Cuando colocaron las estaciones en el claustro de Silos no
debieron dudar acerca de la ubicación de la cruz representativa de la XIV.
Habrían de erigirla justo a la altura del magnífico relieve que muestra el Entierro de Cristo en la escena central,
pero también, por encima y por debajo, el anuncio y el asombro de la Resurrección: a las mujeres a través de
las palabras del ángel, a los soldados mediante el prodigio de una losa corrida
y un cadáver que ya no está.
El viacrucis benedictino llega a su término en esa esquina,
que en su cara contigua acoge el relieve del Descendimiento, y junto a la Palabra proclamada en la piedra se
abre al aire del cerrado patio abacial el arco por el cual se distingue el enhiesto surtidor de sombra y sueño, así
descrito por Gerardo Diego al comenzar su célebre soneto hace casi un siglo. El
ciprés silense es chorro, y es mástil aunque de soledad, y flecha de fe,
y saeta de esperanza, pero también negra torre… y resulta ser mudo. La decimocuarta estación, cada vez
que la rezamos, enmudece el alma sin
dueño que dejamos andar entre desiertos y multitudes cada cuaresma, como si
diera cada marzo sus primeros pasos, acaso torpes, e intrépidos,
inconscientemente… Nos parece, y estamos errados, que es un alma de nuestra
propiedad, y así la defendemos, tan equivocados que la arriesgamos, tan
falsamente libres que nos atamos sin saberlo, o sin querer saber, a más
cadenas.
La tierra se ha conmovido en un seísmo cuando ha expirado el
Nazareno, y parece que aún se nota, en la bella hechura románica del primer Maestro
de Silos, cómo José de Arimatea y Nicodemo no han escapado al temblor. En
contrapunto, la horizontal serenidad de Jesús, ajeno a los delirios verticales que ya tuvieron su hora en la cruz.
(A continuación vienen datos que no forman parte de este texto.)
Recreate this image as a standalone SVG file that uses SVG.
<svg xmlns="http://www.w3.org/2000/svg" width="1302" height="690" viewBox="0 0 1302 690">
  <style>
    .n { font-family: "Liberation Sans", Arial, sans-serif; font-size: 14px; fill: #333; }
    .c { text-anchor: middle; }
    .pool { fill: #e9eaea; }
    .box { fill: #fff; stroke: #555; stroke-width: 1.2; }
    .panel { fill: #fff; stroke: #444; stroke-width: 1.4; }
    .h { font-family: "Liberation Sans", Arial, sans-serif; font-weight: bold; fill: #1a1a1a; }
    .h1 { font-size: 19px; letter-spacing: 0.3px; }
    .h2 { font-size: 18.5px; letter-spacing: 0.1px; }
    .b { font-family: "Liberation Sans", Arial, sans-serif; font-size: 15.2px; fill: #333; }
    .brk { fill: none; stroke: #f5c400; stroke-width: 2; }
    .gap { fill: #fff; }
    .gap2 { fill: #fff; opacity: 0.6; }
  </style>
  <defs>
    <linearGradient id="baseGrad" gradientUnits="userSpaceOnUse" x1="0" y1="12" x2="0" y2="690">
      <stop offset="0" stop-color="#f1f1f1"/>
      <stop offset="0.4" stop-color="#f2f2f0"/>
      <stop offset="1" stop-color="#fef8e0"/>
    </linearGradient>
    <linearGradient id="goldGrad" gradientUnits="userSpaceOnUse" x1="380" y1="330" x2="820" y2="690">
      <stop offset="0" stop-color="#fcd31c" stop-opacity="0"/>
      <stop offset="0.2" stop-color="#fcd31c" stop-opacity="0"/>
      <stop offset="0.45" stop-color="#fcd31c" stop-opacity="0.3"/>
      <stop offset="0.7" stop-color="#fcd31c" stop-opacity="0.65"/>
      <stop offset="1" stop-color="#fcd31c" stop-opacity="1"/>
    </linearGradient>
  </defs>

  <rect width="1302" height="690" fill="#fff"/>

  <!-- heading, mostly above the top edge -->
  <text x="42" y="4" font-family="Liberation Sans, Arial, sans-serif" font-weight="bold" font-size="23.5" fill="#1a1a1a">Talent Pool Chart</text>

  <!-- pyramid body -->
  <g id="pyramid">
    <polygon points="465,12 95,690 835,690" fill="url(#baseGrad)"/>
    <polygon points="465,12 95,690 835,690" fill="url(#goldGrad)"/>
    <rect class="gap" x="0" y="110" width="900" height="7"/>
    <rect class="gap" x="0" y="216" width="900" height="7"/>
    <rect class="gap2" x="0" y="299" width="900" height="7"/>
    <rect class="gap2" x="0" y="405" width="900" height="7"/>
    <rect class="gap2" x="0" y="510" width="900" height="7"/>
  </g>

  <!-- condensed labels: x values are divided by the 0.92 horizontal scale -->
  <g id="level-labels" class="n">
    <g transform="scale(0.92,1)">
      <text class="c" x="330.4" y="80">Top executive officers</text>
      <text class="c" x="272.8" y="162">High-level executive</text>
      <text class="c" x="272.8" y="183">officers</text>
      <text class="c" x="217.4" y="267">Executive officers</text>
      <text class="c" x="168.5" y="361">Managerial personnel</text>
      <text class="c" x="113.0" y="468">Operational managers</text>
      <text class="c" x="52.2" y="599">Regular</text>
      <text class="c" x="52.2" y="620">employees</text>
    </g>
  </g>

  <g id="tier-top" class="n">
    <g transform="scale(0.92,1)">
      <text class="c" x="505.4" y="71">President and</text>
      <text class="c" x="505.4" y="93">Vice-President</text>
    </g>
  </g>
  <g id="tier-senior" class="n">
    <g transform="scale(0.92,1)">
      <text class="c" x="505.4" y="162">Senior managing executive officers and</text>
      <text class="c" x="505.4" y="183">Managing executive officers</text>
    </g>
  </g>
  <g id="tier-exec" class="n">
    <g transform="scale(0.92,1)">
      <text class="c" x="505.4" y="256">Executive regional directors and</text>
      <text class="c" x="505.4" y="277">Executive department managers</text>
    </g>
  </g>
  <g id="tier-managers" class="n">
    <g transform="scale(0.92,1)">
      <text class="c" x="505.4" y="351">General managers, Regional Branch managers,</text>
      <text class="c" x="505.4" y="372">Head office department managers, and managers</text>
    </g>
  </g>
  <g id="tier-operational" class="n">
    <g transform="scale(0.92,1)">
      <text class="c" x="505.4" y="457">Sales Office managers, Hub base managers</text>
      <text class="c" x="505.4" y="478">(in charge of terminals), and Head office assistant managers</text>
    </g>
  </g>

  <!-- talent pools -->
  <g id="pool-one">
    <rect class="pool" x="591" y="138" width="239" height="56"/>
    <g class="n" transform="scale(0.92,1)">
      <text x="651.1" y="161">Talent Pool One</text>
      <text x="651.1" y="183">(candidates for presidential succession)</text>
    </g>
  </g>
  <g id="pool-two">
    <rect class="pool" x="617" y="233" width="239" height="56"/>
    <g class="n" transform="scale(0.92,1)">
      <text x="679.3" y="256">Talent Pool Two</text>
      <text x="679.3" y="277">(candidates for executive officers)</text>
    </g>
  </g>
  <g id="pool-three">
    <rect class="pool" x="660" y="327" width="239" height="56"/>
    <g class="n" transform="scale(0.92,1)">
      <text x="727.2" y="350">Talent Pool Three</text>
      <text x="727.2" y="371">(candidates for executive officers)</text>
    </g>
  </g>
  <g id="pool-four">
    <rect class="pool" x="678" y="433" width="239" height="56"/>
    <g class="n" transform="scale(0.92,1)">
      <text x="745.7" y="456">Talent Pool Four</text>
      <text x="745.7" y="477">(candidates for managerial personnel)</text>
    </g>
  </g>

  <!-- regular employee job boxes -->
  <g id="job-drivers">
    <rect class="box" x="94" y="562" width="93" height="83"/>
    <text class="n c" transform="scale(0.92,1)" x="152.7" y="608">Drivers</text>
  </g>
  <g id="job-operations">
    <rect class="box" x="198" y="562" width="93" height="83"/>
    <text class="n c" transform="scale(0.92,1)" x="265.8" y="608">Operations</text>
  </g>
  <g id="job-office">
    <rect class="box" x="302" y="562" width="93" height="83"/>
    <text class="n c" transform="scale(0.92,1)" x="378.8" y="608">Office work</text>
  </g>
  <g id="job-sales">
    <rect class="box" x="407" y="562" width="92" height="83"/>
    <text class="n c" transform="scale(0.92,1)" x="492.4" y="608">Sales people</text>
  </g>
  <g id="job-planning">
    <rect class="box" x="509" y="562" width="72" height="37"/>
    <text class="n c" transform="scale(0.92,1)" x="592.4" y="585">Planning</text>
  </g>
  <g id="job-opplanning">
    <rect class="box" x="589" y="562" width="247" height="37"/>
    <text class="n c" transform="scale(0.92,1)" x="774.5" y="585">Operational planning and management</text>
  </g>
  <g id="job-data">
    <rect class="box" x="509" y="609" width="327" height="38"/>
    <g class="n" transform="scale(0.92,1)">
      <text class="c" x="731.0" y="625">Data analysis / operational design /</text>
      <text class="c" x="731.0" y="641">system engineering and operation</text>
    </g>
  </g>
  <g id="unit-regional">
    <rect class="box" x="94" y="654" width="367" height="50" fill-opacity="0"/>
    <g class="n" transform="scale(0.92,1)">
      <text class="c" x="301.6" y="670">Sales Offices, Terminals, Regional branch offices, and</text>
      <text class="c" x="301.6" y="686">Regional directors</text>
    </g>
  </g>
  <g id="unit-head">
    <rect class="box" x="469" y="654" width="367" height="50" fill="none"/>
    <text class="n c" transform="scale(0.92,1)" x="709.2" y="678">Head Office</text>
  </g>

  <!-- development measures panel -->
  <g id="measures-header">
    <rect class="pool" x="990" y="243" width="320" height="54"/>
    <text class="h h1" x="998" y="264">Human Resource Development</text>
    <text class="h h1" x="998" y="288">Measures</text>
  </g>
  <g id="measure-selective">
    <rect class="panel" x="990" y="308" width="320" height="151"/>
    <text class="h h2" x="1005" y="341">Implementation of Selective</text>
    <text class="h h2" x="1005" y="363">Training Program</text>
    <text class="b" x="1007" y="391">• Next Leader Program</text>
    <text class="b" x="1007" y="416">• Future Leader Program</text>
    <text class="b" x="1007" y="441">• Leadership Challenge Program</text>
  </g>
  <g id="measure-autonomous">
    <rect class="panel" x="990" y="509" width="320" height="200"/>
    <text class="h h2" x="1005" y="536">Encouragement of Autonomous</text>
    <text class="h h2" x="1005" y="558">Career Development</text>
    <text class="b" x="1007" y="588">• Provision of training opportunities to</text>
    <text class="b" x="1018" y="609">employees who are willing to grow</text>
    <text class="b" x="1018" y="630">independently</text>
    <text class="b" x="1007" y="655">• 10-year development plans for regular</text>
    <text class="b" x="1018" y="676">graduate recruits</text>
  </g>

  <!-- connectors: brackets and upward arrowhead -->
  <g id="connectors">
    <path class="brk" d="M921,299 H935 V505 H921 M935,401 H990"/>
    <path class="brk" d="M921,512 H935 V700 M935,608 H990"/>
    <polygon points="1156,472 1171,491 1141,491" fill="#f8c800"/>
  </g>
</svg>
También
para ellos, Nicodemo y José, habría un anuncio de la resurrección, incluso el
Resucitado pudo aparecérseles en su camino, el mismo hombre pero ya distinto,
glorificado, que habían depositado en esa cueva arrebatada a la roca. Abajo, la
soldadesca, en número de siete, como los pecados capitales derrotados por las
virtudes, despierta de un sueño que le privó de la visión de la victoria por
antonomasia. Arriba, las Marías, tres como la perfección divina, reciben el
consuelo angélico frente al desconcierto, la verdad revelada ante la certeza de
la ausencia, la plenitud desbordada cuando sólo ven el vacío.
Al fin, como los encargados de custodiar el sepulcro por
obligación, como las entregadas a la honra fúnebre del amigo y maestro por
devoción, estamos en ese trance que sigue a la decimocuarta estación: el límite
entre la historia de un injusto ajusticiamiento en tiempos de Poncio Pilato y
el don de la fe, el don de Dios, que lo confiesa resucitado. El silencio
posterior a la decimocuarta estación se tornará en huida, en desgarro, en
excusa, en la nada… o se elevará a un hondo diálogo junto al pozo para pedir,
como la Samaritana, el agua viva, la que hace brotar el surtidor enhiesto en la
cruz dentro de cada alma que la bebe. Un alma sin sed y con dueño.